What you are asked to do: Check each line of the listing below for the string "matplotlib", and copy the ones that have it.

Information shown:
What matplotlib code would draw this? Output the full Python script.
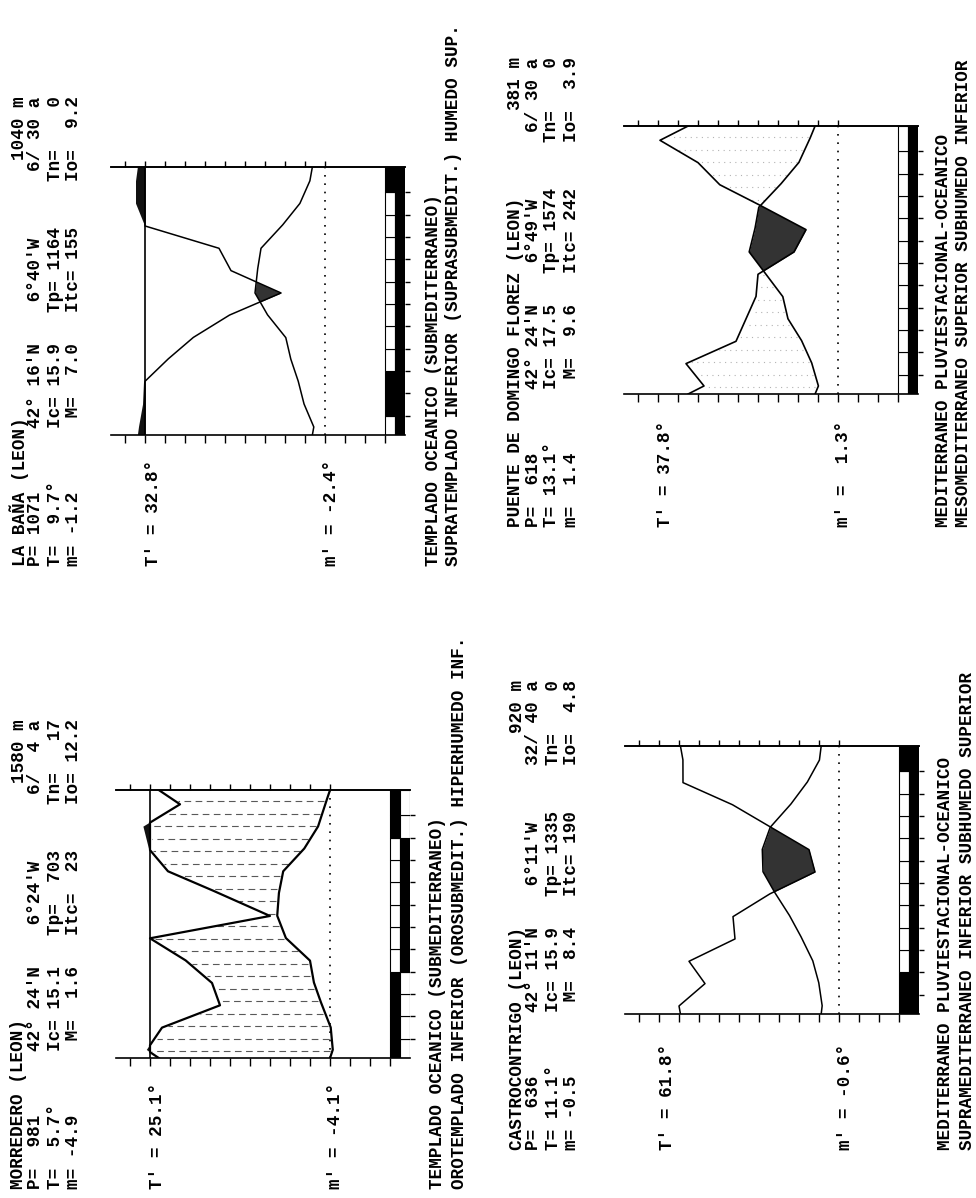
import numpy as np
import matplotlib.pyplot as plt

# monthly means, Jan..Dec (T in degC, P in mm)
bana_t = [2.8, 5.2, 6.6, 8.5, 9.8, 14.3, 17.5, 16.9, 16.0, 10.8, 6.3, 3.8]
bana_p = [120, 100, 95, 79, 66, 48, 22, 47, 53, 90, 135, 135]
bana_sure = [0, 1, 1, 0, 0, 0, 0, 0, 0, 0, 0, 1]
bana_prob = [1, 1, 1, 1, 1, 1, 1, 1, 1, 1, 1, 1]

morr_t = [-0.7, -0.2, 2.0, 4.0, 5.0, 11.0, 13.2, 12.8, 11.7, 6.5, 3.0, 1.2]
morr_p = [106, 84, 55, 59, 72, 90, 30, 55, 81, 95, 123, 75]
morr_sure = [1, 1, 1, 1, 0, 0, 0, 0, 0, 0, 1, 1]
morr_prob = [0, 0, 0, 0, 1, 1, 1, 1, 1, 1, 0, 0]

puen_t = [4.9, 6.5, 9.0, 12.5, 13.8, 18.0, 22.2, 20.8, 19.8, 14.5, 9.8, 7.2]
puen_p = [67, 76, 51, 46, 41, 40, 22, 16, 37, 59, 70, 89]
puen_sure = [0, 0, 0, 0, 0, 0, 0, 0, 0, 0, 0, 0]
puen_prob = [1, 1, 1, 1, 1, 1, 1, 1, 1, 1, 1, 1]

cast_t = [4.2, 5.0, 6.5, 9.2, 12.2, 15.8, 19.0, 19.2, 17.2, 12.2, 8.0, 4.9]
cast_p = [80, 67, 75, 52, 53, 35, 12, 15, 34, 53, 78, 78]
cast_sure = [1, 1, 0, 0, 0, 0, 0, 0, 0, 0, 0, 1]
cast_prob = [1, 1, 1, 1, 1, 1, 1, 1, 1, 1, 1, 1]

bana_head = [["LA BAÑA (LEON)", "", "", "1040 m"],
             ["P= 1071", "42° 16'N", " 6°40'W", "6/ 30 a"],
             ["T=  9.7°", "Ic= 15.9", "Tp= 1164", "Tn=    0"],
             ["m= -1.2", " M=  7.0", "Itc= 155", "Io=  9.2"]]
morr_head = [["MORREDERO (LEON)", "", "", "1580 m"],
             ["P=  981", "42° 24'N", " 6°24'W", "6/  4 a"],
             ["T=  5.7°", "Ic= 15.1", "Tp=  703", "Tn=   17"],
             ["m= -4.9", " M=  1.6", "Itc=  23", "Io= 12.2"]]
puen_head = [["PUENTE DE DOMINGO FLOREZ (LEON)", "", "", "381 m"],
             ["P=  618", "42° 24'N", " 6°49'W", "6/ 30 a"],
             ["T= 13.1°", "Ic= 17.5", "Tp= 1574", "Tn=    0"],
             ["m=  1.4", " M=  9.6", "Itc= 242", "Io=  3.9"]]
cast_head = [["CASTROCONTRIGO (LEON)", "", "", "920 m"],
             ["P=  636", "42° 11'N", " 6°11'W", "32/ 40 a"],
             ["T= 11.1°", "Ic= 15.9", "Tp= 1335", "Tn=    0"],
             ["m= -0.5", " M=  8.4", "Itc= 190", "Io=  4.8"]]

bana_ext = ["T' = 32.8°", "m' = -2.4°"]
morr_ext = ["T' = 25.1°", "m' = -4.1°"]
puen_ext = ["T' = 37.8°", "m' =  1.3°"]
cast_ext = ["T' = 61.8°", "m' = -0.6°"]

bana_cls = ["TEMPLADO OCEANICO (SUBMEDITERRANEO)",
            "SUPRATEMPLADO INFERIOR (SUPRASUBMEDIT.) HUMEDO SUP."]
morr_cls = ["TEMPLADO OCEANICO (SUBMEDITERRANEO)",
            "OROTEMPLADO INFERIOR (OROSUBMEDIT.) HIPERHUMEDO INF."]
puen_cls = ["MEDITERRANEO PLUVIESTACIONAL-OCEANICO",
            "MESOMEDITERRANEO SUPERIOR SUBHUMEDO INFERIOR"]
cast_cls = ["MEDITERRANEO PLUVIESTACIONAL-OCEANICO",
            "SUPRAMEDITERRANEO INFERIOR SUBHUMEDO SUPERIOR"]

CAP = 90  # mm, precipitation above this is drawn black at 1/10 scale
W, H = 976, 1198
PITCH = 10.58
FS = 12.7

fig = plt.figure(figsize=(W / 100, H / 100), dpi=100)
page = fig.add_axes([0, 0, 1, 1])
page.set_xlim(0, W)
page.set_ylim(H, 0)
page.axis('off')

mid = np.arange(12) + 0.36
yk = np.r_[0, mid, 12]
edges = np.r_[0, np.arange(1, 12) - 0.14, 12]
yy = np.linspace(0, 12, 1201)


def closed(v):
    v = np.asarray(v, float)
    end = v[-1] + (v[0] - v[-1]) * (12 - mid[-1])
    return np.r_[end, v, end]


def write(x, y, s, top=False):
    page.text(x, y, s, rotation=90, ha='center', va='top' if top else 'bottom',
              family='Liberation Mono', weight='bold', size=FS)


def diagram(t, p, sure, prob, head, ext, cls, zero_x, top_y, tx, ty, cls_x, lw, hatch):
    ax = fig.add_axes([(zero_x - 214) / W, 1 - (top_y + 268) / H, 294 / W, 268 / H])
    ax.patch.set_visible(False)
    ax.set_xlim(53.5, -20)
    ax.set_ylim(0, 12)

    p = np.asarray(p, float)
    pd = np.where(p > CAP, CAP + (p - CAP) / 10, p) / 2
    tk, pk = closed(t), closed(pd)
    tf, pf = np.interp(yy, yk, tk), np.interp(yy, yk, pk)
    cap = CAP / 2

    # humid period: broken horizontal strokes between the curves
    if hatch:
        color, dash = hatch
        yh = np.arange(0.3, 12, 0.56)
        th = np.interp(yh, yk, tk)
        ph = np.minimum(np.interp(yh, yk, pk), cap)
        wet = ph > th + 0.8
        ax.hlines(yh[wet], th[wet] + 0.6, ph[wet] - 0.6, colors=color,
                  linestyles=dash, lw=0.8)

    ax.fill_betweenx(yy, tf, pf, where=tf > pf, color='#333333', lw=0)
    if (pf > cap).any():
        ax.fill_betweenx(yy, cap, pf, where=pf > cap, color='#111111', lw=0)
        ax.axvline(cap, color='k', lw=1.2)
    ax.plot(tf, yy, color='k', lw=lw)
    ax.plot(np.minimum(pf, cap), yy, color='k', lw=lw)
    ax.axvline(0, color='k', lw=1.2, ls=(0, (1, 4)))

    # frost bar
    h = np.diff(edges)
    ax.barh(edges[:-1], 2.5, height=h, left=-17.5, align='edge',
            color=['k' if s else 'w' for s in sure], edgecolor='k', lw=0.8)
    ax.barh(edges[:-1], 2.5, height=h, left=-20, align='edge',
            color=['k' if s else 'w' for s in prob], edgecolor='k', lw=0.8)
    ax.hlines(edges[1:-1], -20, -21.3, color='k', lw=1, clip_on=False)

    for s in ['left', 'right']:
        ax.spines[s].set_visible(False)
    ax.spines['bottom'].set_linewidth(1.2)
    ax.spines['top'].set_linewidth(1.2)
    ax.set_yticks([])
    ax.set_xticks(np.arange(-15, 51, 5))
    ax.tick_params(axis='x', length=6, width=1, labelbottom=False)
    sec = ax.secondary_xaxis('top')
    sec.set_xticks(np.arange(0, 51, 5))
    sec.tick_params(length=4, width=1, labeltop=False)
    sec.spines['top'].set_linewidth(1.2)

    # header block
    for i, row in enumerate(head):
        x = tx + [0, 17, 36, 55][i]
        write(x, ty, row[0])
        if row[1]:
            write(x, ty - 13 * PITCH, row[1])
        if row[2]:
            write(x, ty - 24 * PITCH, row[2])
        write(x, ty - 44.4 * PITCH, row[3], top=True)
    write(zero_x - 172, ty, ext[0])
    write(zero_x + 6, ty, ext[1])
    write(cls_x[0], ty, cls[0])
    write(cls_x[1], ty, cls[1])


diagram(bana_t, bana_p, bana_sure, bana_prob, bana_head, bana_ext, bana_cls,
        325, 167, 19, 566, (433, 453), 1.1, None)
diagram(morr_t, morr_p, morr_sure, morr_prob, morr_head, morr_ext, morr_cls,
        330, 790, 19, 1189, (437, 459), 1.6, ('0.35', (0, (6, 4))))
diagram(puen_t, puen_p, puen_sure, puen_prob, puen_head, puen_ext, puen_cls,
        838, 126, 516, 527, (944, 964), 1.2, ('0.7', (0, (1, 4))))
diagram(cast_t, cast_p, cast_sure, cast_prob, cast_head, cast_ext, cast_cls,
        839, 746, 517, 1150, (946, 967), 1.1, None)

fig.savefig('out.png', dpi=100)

Written answer:
What matplotlib code would draw this? Output the full Python script.
import matplotlib.pyplot as plt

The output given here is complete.